AIM:
Output the material beneath exactly, leaving nothing out.

INFORMATION SUPPLIED:
+ + + + +
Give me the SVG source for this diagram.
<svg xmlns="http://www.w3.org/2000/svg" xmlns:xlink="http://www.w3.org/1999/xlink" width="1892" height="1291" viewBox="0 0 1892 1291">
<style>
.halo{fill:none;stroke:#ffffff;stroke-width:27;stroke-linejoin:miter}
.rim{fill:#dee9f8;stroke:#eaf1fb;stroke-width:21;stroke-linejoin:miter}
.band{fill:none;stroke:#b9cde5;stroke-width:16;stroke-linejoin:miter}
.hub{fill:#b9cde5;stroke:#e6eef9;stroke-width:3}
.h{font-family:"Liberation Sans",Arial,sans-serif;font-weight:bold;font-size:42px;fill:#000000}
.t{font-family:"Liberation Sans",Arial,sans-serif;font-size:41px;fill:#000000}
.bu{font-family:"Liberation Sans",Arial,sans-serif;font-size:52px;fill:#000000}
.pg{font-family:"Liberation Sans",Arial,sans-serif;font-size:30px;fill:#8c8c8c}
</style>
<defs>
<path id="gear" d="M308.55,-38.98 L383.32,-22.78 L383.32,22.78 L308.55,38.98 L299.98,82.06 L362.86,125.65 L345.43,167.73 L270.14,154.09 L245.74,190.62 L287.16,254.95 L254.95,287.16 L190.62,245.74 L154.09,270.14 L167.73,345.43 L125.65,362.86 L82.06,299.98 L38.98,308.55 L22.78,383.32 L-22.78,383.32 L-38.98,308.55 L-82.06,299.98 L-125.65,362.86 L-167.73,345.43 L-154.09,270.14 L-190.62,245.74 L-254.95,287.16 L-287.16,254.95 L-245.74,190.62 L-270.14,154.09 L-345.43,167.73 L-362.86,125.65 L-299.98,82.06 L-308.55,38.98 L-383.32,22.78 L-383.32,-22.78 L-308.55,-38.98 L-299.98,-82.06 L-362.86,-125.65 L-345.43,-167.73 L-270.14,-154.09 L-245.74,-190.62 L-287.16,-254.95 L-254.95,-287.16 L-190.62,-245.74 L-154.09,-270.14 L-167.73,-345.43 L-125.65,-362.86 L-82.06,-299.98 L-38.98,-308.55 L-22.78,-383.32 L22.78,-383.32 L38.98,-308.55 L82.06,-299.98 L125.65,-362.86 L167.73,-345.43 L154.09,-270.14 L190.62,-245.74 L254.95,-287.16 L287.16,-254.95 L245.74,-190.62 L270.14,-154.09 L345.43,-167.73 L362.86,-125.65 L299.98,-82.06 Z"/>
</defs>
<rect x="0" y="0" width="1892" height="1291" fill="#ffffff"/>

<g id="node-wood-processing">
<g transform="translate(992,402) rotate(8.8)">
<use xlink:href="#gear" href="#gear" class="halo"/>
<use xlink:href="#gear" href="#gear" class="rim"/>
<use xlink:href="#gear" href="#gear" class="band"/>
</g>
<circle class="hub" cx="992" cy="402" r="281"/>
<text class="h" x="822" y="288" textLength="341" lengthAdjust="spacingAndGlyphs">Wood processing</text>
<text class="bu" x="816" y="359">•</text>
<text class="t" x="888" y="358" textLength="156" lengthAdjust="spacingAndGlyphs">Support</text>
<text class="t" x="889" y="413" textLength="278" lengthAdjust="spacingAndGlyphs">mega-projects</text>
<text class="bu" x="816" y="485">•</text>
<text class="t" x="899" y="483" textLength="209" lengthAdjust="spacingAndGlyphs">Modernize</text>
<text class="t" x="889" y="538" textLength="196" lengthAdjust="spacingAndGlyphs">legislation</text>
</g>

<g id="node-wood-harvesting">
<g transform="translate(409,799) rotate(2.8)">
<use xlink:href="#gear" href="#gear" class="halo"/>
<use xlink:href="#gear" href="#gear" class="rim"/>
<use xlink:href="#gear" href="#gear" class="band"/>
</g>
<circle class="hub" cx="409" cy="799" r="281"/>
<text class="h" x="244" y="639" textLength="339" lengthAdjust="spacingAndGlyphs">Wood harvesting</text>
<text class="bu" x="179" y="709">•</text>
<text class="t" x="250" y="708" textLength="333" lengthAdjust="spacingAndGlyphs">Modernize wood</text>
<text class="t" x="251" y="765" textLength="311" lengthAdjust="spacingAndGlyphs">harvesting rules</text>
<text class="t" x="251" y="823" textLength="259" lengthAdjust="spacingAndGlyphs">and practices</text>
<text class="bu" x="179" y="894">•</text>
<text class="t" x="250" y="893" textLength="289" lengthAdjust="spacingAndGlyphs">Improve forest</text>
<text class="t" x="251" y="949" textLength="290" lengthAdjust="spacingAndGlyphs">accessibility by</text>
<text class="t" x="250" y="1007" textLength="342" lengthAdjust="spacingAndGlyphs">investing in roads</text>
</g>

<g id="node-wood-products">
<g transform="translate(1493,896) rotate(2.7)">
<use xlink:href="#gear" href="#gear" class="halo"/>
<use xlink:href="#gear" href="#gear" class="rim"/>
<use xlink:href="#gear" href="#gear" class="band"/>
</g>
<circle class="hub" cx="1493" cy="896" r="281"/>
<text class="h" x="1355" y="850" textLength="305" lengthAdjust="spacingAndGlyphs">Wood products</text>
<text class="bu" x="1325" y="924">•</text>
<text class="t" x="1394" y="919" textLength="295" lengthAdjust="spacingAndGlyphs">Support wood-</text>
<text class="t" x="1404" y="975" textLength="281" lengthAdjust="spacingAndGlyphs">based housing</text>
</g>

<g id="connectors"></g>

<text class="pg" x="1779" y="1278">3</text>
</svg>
+ + + + +
RESULT OF THIS EXERCISE:
Give me the SVG source for this diagram.
<svg xmlns="http://www.w3.org/2000/svg" xmlns:xlink="http://www.w3.org/1999/xlink" width="1892" height="1291" viewBox="0 0 1892 1291">
<style>
.halo{fill:none;stroke:#ffffff;stroke-width:27;stroke-linejoin:miter}
.rim{fill:#dee9f8;stroke:#eaf1fb;stroke-width:21;stroke-linejoin:miter}
.band{fill:none;stroke:#b9cde5;stroke-width:16;stroke-linejoin:miter}
.hub{fill:#b9cde5;stroke:#e6eef9;stroke-width:3}
.h{font-family:"Liberation Sans",Arial,sans-serif;font-weight:bold;font-size:42px;fill:#000000}
.t{font-family:"Liberation Sans",Arial,sans-serif;font-size:41px;fill:#000000}
.bu{font-family:"Liberation Sans",Arial,sans-serif;font-size:52px;fill:#000000}
.pg{font-family:"Liberation Sans",Arial,sans-serif;font-size:30px;fill:#8c8c8c}
</style>
<defs>
<path id="gear" d="M308.55,-38.98 L383.32,-22.78 L383.32,22.78 L308.55,38.98 L299.98,82.06 L362.86,125.65 L345.43,167.73 L270.14,154.09 L245.74,190.62 L287.16,254.95 L254.95,287.16 L190.62,245.74 L154.09,270.14 L167.73,345.43 L125.65,362.86 L82.06,299.98 L38.98,308.55 L22.78,383.32 L-22.78,383.32 L-38.98,308.55 L-82.06,299.98 L-125.65,362.86 L-167.73,345.43 L-154.09,270.14 L-190.62,245.74 L-254.95,287.16 L-287.16,254.95 L-245.74,190.62 L-270.14,154.09 L-345.43,167.73 L-362.86,125.65 L-299.98,82.06 L-308.55,38.98 L-383.32,22.78 L-383.32,-22.78 L-308.55,-38.98 L-299.98,-82.06 L-362.86,-125.65 L-345.43,-167.73 L-270.14,-154.09 L-245.74,-190.62 L-287.16,-254.95 L-254.95,-287.16 L-190.62,-245.74 L-154.09,-270.14 L-167.73,-345.43 L-125.65,-362.86 L-82.06,-299.98 L-38.98,-308.55 L-22.78,-383.32 L22.78,-383.32 L38.98,-308.55 L82.06,-299.98 L125.65,-362.86 L167.73,-345.43 L154.09,-270.14 L190.62,-245.74 L254.95,-287.16 L287.16,-254.95 L245.74,-190.62 L270.14,-154.09 L345.43,-167.73 L362.86,-125.65 L299.98,-82.06 Z"/>
</defs>
<rect x="0" y="0" width="1892" height="1291" fill="#ffffff"/>

<g id="node-wood-processing">
<g transform="translate(992,402) rotate(8.8)">
<use xlink:href="#gear" href="#gear" class="halo"/>
<use xlink:href="#gear" href="#gear" class="rim"/>
<use xlink:href="#gear" href="#gear" class="band"/>
</g>
<circle class="hub" cx="992" cy="402" r="281"/>
<text class="h" x="822" y="288" textLength="341" lengthAdjust="spacingAndGlyphs">Wood processing</text>
<text class="bu" x="816" y="359">•</text>
<text class="t" x="888" y="358" textLength="156" lengthAdjust="spacingAndGlyphs">Support</text>
<text class="t" x="889" y="413" textLength="278" lengthAdjust="spacingAndGlyphs">mega-projects</text>
<text class="bu" x="816" y="485">•</text>
<text class="t" x="899" y="483" textLength="209" lengthAdjust="spacingAndGlyphs">Modernize</text>
<text class="t" x="889" y="538" textLength="196" lengthAdjust="spacingAndGlyphs">legislation</text>
</g>

<g id="node-wood-harvesting">
<g transform="translate(409,799) rotate(2.8)">
<use xlink:href="#gear" href="#gear" class="halo"/>
<use xlink:href="#gear" href="#gear" class="rim"/>
<use xlink:href="#gear" href="#gear" class="band"/>
</g>
<circle class="hub" cx="409" cy="799" r="281"/>
<text class="h" x="244" y="639" textLength="339" lengthAdjust="spacingAndGlyphs">Wood harvesting</text>
<text class="bu" x="179" y="709">•</text>
<text class="t" x="250" y="708" textLength="333" lengthAdjust="spacingAndGlyphs">Modernize wood</text>
<text class="t" x="251" y="765" textLength="311" lengthAdjust="spacingAndGlyphs">harvesting rules</text>
<text class="t" x="251" y="823" textLength="259" lengthAdjust="spacingAndGlyphs">and practices</text>
<text class="bu" x="179" y="894">•</text>
<text class="t" x="250" y="893" textLength="289" lengthAdjust="spacingAndGlyphs">Improve forest</text>
<text class="t" x="251" y="949" textLength="290" lengthAdjust="spacingAndGlyphs">accessibility by</text>
<text class="t" x="250" y="1007" textLength="342" lengthAdjust="spacingAndGlyphs">investing in roads</text>
</g>

<g id="node-wood-products">
<g transform="translate(1493,896) rotate(2.7)">
<use xlink:href="#gear" href="#gear" class="halo"/>
<use xlink:href="#gear" href="#gear" class="rim"/>
<use xlink:href="#gear" href="#gear" class="band"/>
</g>
<circle class="hub" cx="1493" cy="896" r="281"/>
<text class="h" x="1355" y="850" textLength="305" lengthAdjust="spacingAndGlyphs">Wood products</text>
<text class="bu" x="1325" y="924">•</text>
<text class="t" x="1394" y="919" textLength="295" lengthAdjust="spacingAndGlyphs">Support wood-</text>
<text class="t" x="1404" y="975" textLength="281" lengthAdjust="spacingAndGlyphs">based housing</text>
</g>

<g id="connectors"></g>

<text class="pg" x="1779" y="1278">3</text>
</svg>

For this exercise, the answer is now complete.